I do not think you should. They might not get along, and the horse might get sick from eating the goats food, and if the pen is very small the horse would not like that.



                                        sorry i could not help much,
                                        bye


----------



## dianneS

I had my mini in with my goats just recently, for about a week.

I don't worry about the big goats so much, I just worry he will trample the babies.  He tries to and has almost succeeded several times.

My mini also hates my LGD.  He chased the dog a lot too.  Now that the dog is almost as big as the mini, the dog fights back.  Since he's not an aggressive dog, he contains himself until the horse pushes him to his limit, then the dog will snap at the little horses nose.  

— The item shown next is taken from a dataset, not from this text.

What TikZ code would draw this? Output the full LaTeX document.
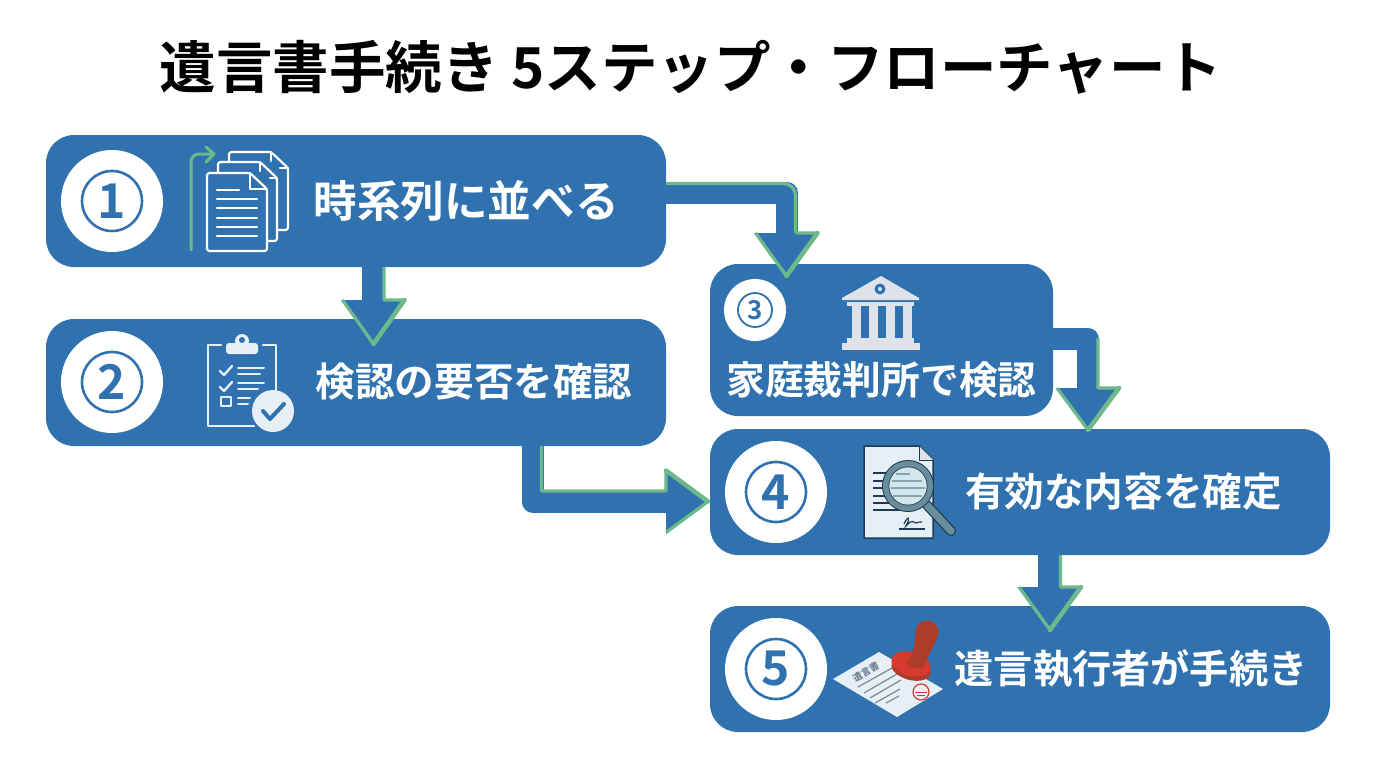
\documentclass[tikz,border=0pt]{standalone}
\usepackage{fontspec}
\setmainfont{Noto Sans CJK JP}[BoldFont={Noto Sans CJK JP Bold}]
\newfontfamily\digf{Noto Sans CJK JP Bold}
\usetikzlibrary{arrows.meta,calc}
\definecolor{bx}{HTML}{2F72AF}
\definecolor{gr}{HTML}{6DB98C}
\definecolor{lt}{HTML}{E6EFF5}
\definecolor{gy}{HTML}{DDE3E8}
\definecolor{dk}{HTML}{1E3A55}
\definecolor{rim}{HTML}{6A8D9B}
\definecolor{lens}{HTML}{D2E7EB}
\definecolor{rd}{HTML}{D63A2C}
\definecolor{rdd}{HTML}{AF3B29}
\tikzset{
 box/.style={fill=bx,rounded corners=28pt,inner sep=0pt,minimum width=#1},
 disc/.style={circle,fill=white,inner sep=0pt,minimum size=#1},
 ring/.style={circle,draw=bx,line width=2.6pt,inner sep=0pt,minimum size=#1,text=bx,font=\digf\fontsize{48}{48}\selectfont},
 lbl/.style={text=white,inner sep=0pt,font=\digf\fontsize{#1}{#1}\selectfont},
 conn/.style={draw=bx,line width=22pt,line join=round,-{Triangle[length=#1,width=62pt,color=bx]}},
 edge/.style={draw=gr,line width=3.2pt,line join=round},
 tipline/.style={draw=gr,line width=4.5pt,line cap=round},
 ico/.style={draw=white,fill=bx,line width=2.2pt,line join=round,line cap=round},
 clip/.style={draw=lt,line width=2.4pt,line cap=round,line join=round},
}
\begin{document}
\begin{tikzpicture}[x=1pt,y=-1pt]
\useasboundingbox (0,0) rectangle (1376,768);
\fill[white] (0,0) rectangle (1376,768);
\node (title) at (691,67) [inner sep=0pt,font=\bfseries\fontsize{56.5}{56.5}\selectfont] {遺言書手続き 5ステップ・フローチャート};
% boxes
\node[box=620pt,minimum height=132pt] (b1) at (356,201) {};
\node[box=620pt,minimum height=127pt] (b2) at (356,382.5) {};
\node[box=343pt,minimum height=152pt] (b3) at (881.5,340) {};
\node[box=620pt,minimum height=126pt] (b4) at (1020,492) {};
\node[box=620pt,minimum height=126pt] (b5) at (1020,669) {};
% connectors
\coordinate (t12) at (373.5,344);
\coordinate (t13) at (786.5,276);
\coordinate (t34) at (1088,430);
\coordinate (t24) at (708,501.5);
\coordinate (t45) at (1050,630);
\coordinate (s24) at (532.5,446);
\draw[conn=44pt,line width=23pt] (b1.south -| t12) -- (t12);
\draw[edge] ($(b1.south -| t12)+(10.5,0)$) -- ($(t12)+(10.5,-44)$) -- ($(t12)+(31,-44)$) -- (t12) -- ($(t12)+(-31,-44)$);
\draw[tipline] ($(t12)+(31,-44)$) -- (t12);
\draw[conn=43pt] (b1.east |- 0,192.5) -| (t13);
\draw[edge,rounded corners=12pt] (666,183.5) -- (795.5,183.5) -- (795.5,233);
\draw[edge] (795.5,233) -- ($(t13)+(31,-43)$) -- (t13) -- ($(t13)+(-31,-43)$);
\draw[tipline] ($(t13)+(31,-43)$) -- (t13);
\draw[conn=42pt] (b3.east |- 0,339) -| (t34);
\draw[edge] (1098,338) -- (1098,388) -- ($(t34)+(31,-42)$) -- (t34) -- ($(t34)+(-31,-42)$);
\draw[tipline] ($(t34)+(31,-42)$) -- (t34);
\draw[conn=42pt] (s24) |- (t24);
\draw[edge] (541.5,446) -- (541.5,491) -- (666,491) -- ($(t24)+(-42,-31)$) -- (t24) -- ($(t24)+(-42,31)$);
\draw[tipline] ($(t24)+(-42,-31)$) -- (t24);
\draw[conn=43pt,line width=24pt] (b4.south -| t45) -- (t45);
\draw[edge] (1060.5,555) -- (1060.5,587) -- ($(t45)+(31,-43)$) -- (t45) -- ($(t45)+(-31,-43)$);
\draw[tipline] ($(t45)+(31,-43)$) -- (t45);
% circles
\foreach \n/\x/\y/\d in {c1/112/201/1,c2/112/382/2,c4/776/492/4,c5/776/669/5}{
  \node[disc=102pt] (\n) at (\x,\y) {};
  \node[ring=60pt] (r\n) at (\x,\y) {\d};
}
\node[disc=62pt] (c3) at (755,310) {};
\node[ring=34pt,line width=1.8pt,font=\digf\fontsize{26}{26}\selectfont] (rc3) at (755,310) {3};
% labels
\node[lbl=43.6] (t1) at (466,201) {時系列に並べる};
\node[lbl=39.6] (t2) at (474,382) {検認の要否を確認};
\node[lbl=38.8] (t3) at (881.5,380) {家庭裁判所で検認};
\node[lbl=39.6] (t4) at (1123.5,492) {有効な内容を確定};
\node[lbl=39.2] (t5) at (1131,669) {遺言執行者が手続き};
% icon 1
\draw[draw=gr,line width=3pt,line cap=round,line join=round,rounded corners=8pt] (191,250) -- (191,154) -- (213,154);
\draw[draw=gr,line width=3pt,line cap=round,line join=round] (206,147) -- (214,154) -- (206,162);
\begin{scope}[rounded corners=2.5pt]
\draw[ico] (229,230) -- (229,152) -- (271,152) -- (288,168) -- (288,230) -- cycle;
\draw[ico] (218,241) -- (218,162) -- (260,162) -- (277,178) -- (277,241) -- cycle;
\draw[ico] (207,251) -- (207,173) -- (250,173) -- (267,189) -- (267,251) -- cycle;
\end{scope}
\draw[ico,fill=none] (250,173) -- (250,189) -- (267,189);
\draw[ico,fill=none] (260,162) -- (260,171) (270,178) -- (277,178);
\draw[ico,fill=none] (271,152) -- (271,161) (280,168) -- (288,168);
\draw[ico] (217,190) -- (239,190);
\foreach \y in {199,208,218,227,236}{\draw[ico] (217,\y) -- (257,\y);}
% icon 2
\draw[clip] (221,345) -- (208,345) -- (208,426) -- (254,426) (263,345) -- (276,345) -- (276,392);
\fill[lt,rounded corners=3pt] (226,343) rectangle (258,354);
\fill[lt] (242,341) circle[radius=7pt];
\fill[bx] (242,340) circle[radius=3pt];
\draw[clip] (220,371) -- (224,375) -- (232,366) (220,387) -- (224,391) -- (232,382);
\draw[clip,line width=2pt] (221,397) rectangle (231,406);
\draw[clip,line width=2pt] (238,368) -- (264,368) (238,374) -- (260,374) (238,383) -- (264,383) (238,389) -- (258,389) (238,398) -- (250,398) (238,404) -- (248,404);
\fill[lt] (273,411) circle[radius=21pt];
\draw[draw=bx,line width=4pt,line cap=round,line join=round] (263,411) -- (270,419) -- (284,404);
% icon 3
\fill[gy] (881,276) -- (919,298) -- (919,300) -- (842,300) -- (842,298) -- cycle;
\fill[bx] (880,289) circle[radius=5.5pt];
\fill[gy] (880,289) circle[radius=2pt];
\fill[gy] (847,302) rectangle (914,306);
\foreach \x in {856,873,890,907}{\fill[gy] (\x-4.5,306) rectangle (\x+4.5,338);}
\fill[gy] (847,338) rectangle (914,343);
\fill[gy] (842,343) rectangle (920,350);
% icon 4
\draw[draw=dk,fill=lt,line width=1.5pt,line join=round] (864,446) -- (919,446) -- (933,460) -- (933,538) -- (864,538) -- cycle;
\draw[draw=dk,fill=gy,line width=1pt] (919,446) -- (919,460) -- (933,460);
\foreach \y in {473,481,488,496,503,510}{\draw[dk,line width=1.2pt] (873,\y) -- (900,\y);}
\draw[draw=dk,line width=10pt,line cap=round] (927,505) -- (951,531);
\draw[draw=rim,line width=7.5pt,line cap=round] (927,505) -- (951,531);
\fill[fill=dk] (908,486) circle[radius=26pt];
\fill[fill=rim] (908,486) circle[radius=25pt];
\fill[fill=dk] (908,486) circle[radius=19.5pt];
\fill[fill=lens] (908,486) circle[radius=18.7pt];
\draw[rim!80,line width=1.2pt] (896,474) -- (910,474) (892,481) -- (922,481) (891,488) -- (925,488) (893,496) -- (922,496);
\draw[dk,line width=1.2pt] (904,524) .. controls (908,515) and (911,517) .. (906,526) .. controls (912,519) and (914,522) .. (916,523) .. controls (918,522) and (920,522) .. (922,522);
\draw[dk,line width=1.2pt] (899,529) -- (925,529);
% icon 5
\fill[lt] (833,679) -- (879,652) -- (943,689) -- (897,717) -- cycle;
\node[rotate=30,text=dk!70,inner sep=0pt,font=\bfseries\fontsize{9.5}{9.5}\selectfont] (seal) at (866,672) {遺言書};
\foreach \a/\b/\c/\d in {858/687/892/668,864/693/897/674,870/698/901/680,875/703/900/689,886/703/899/696}{\draw[dk!60,line width=1.2pt] (\a,\b) -- (\c,\d);}
\draw[rd,line width=1.2pt] (921,692) circle[radius=8pt];
\draw[rd,line width=1pt] (915,692) -- (927,692) (917,695) -- (925,695);
\begin{scope}[shift={(911,669)},rotate=-15]
\fill[rdd] (0,0) ellipse[x radius=20pt,y radius=11pt];
\end{scope}
\begin{scope}[shift={(911,664)},rotate=-15]
\fill[rd] (0,0) ellipse[x radius=20pt,y radius=12pt];
\end{scope}
\fill[rdd] (906,662) .. controls (914,652) and (914,648) .. (916,632) -- (938,636) .. controls (932,650) and (926,658) .. (924,668) .. controls (918,670) and (910,668) .. (906,662) -- cycle;
\fill[rdd] (927,632) circle[radius=11.5pt];
\end{tikzpicture}
\end{document}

My mini is starting to learn the herd dynamics while in with the goats.  I had him fenced with them for a week recently, and everyone was fine.  If he chased the goats, the dog chased him until he would stop.  Eventually he was put in his place enough by the dog that he started to behave himself.

My litte guy is only two, and I swear we must be going throug the "terrible twos", but all in all, he's been better off fenced with the big horses than with the goats.  I have considered keeping him in with the goats full time though, since the goat fence is more secure and minnies can be escape artists.  Also, I don't grain my mini or my goats throughout the majority of the year.  He's happier with other equines though.

My guy is a gelding, but still young.  I do know plenty of "petting zoo" type establishments in my area that keep mini horses, donkeys and goats, all in the same fenced pasture.

I would also be concerned with the horse getting hooked by a goats horn as well.  I've never allowed my mini into the goats portion of the barn either.  I just know he would try to chase them in those close quarters and even possibly corner them.  Someone could really get hurt that way, but like I said, he's a brat.


----------